"Leadership is action, not position." — Donald H. McGannon
Actions speak louder than words! An expression where doing what you say you will do is a greater determinant of behavior and character. People can say anything, but when what they say and do are contrary, it’s easier to judge by what is done instead of by what is said.
For leaders, action is one of the most important traits they can embody. Taking action means getting things done. It means seizing the initiative. It conveys momentum, and energy, and creating something new, something that didn’t exist before. And this excites followers and others who understand that going towards something is always better than sitting around staring at the wall.

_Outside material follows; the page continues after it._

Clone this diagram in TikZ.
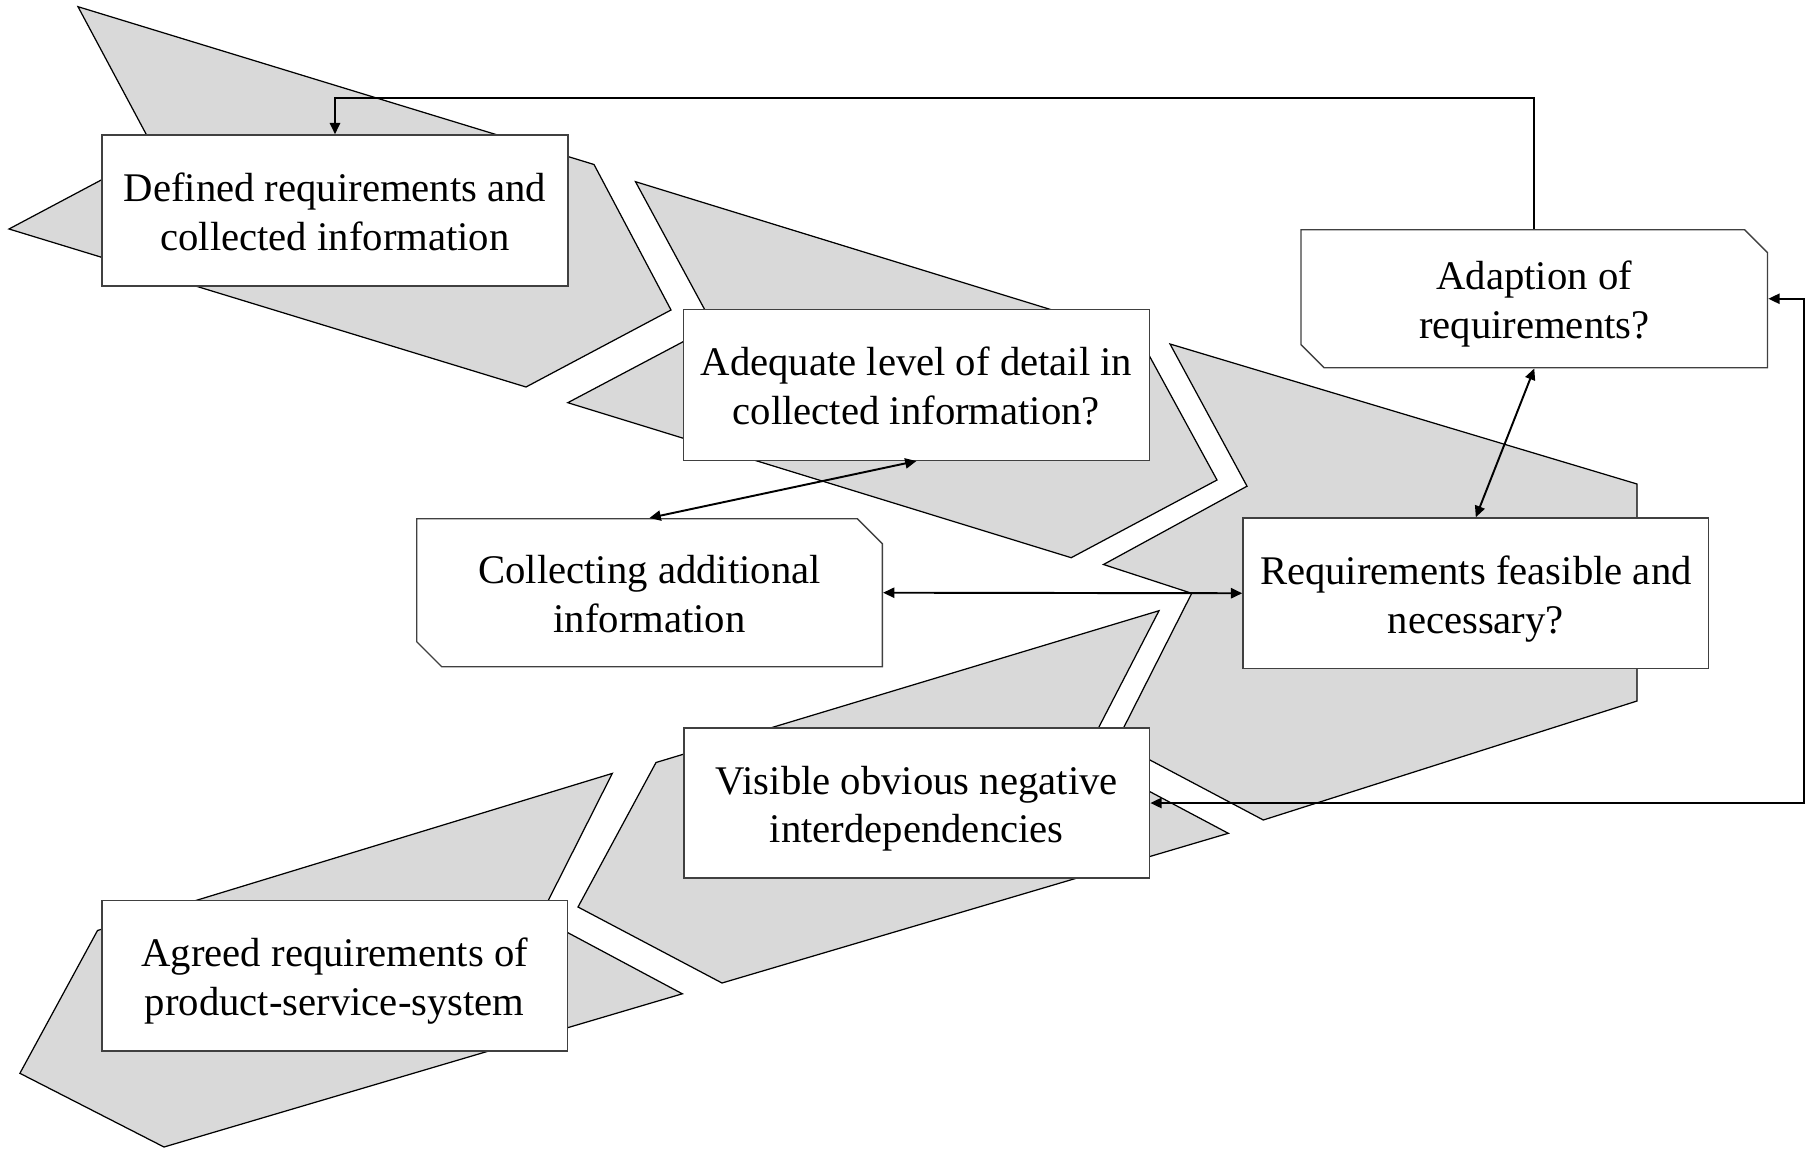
\documentclass[tikz,border=0pt]{standalone}
\usepackage{fontspec}
\setmainfont{Liberation Serif}
\usetikzlibrary{arrows.meta}
\definecolor{chevfill}{HTML}{D9D9D9}
\definecolor{boxline}{HTML}{404040}
\newcommand\twolines[2]{\rule{0pt}{11.8pt}#1\\#2\rule[-3pt]{0pt}{3pt}}
\begin{document}
\begin{tikzpicture}[x=0.01cm,y=-0.01cm,
  chev/.style={fill=chevfill,draw=black,line width=0.35pt,line join=miter},
  procbox/.style={draw=boxline,fill=white,line width=0.4pt,minimum width=4.655cm,minimum height=1.5cm,inner sep=0pt,align=center,font=\fontsize{11.57pt}{13.9pt}\selectfont},
  snipbox/.style={procbox,draw=none,fill=none},
  snipline/.style={draw=boxline,fill=white,line width=0.4pt},
  conn/.style={draw=black,line width=0.55pt,arrows={-Triangle[length=3.2pt,width=2.9pt]}},
  conn2/.style={draw=black,line width=0.55pt,arrows={Triangle[length=3.2pt,width=2.9pt]-Triangle[length=3.2pt,width=2.9pt]}}
]
\useasboundingbox (0,0) rectangle (1810,1152);

% chevrons
\path[chev] (78,6.7) -- (594,164.5) -- (671,310) -- (526,387) -- (9,229) -- (155.3,151.3) -- cycle;
\path[chev] (635.5,181.7) -- (1138.9,336.7) -- (1217,480) -- (1071.2,557.7) -- (567.8,402.7) -- (713.4,325.7) -- cycle;
\path[chev] (1170,344) -- (1637,484) -- (1637,701) -- (1263.3,820) -- (1116.3,742.2) -- (1191.7,593.3) -- (1103.5,564.5) -- (1247,486.2) -- cycle;
\path[chev] (1159,610.7) -- (656,762.5) -- (578,907) -- (722,983) -- (1228.3,833.3) -- (1083.7,756.5) -- cycle;
\path[chev] (612.3,773.4) -- (97.5,930.5) -- (19.9,1073.3) -- (164,1147) -- (682.3,993.8) -- (539.6,917.6) -- cycle;

% boxes
\node[procbox,minimum height=1.51cm] (b1) at (335,210.5) {\twolines{Defined requirements and}{collected information}};
\node[procbox,minimum height=1.51cm] (b2) at (916.4,384.8) {\twolines{Adequate level of detail in}{collected information?}};
\node[procbox,minimum height=1.505cm] (req) at (1475.8,593.25) {\twolines{Requirements feasible and}{necessary?}};
\node[procbox] (vis) at (916.75,803) {\twolines{Visible obvious negative}{interdependencies}};
\node[procbox,minimum height=1.505cm] (agreed) at (334.75,975.75) {\twolines{Agreed requirements of}{product-service-system}};

\coordinate (collc) at (649.5,592.7);
\filldraw[snipline,shift={(collc)}] (-232.8,-74) -- (207.8,-74) -- (232.8,-49) -- (232.8,74) -- (-207.8,74) -- (-232.8,49) -- cycle;
\node[snipbox,minimum height=1.48cm] (coll) at (collc) {\twolines{Collecting additional}{information}};

\coordinate (adaptc) at (1534.25,298.75);
\filldraw[snipline,shift={(adaptc)}] (-233.25,-69) -- (210.25,-69) -- (233.25,-46) -- (233.25,69) -- (-210.25,69) -- (-233.25,46) -- cycle;
\node[snipbox,minimum width=4.665cm,minimum height=1.38cm] (adapt) at (adaptc) {\twolines{Adaption of}{requirements?}};

% connectors
\coordinate (topy) at (0,97.9);
\coordinate (rightx) at (1803.5,0);
\draw[conn] (adapt.north) -- (adapt.north |- topy) -| (b1.north);
\draw[conn2] (b2.south) -- (coll.north);
\draw[conn2] (coll.east) -- (req.west);
\draw[conn2] (adapt.south) -- (req.north);
\draw[conn2] (vis.east) -- (vis.east -| rightx) |- (adapt.east);
\end{tikzpicture}
\end{document}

The only cure for inactivity is action. That’s why the first step in creating a successful culture of execution is creating a bias toward action. People who make things happen need to be praised and rewarded. People who don’t should be coached to change, or weeded out. Failure cannot be unduly punished. Unless people feel free to make mistakes, they will not feel free to take bold actions.
People will usually listen to what you say, but they really pay attention to what you do. You can't say one thing and do another if you want to be effective as a leader. What you say is important. However if your actions are different than your words people will assume the actions are what is true.
In the end, taking action is simple. You do or you don’t. The hard part comes when we introduce doubt, fear, concern about what others will say (or not say) and the outcome being failure. If you have a great idea, why not take action? What will happen if you fail? You’ll learn from the failure and perhaps, have even more great ideas. You’ll also be taking action and not just merely talking about it.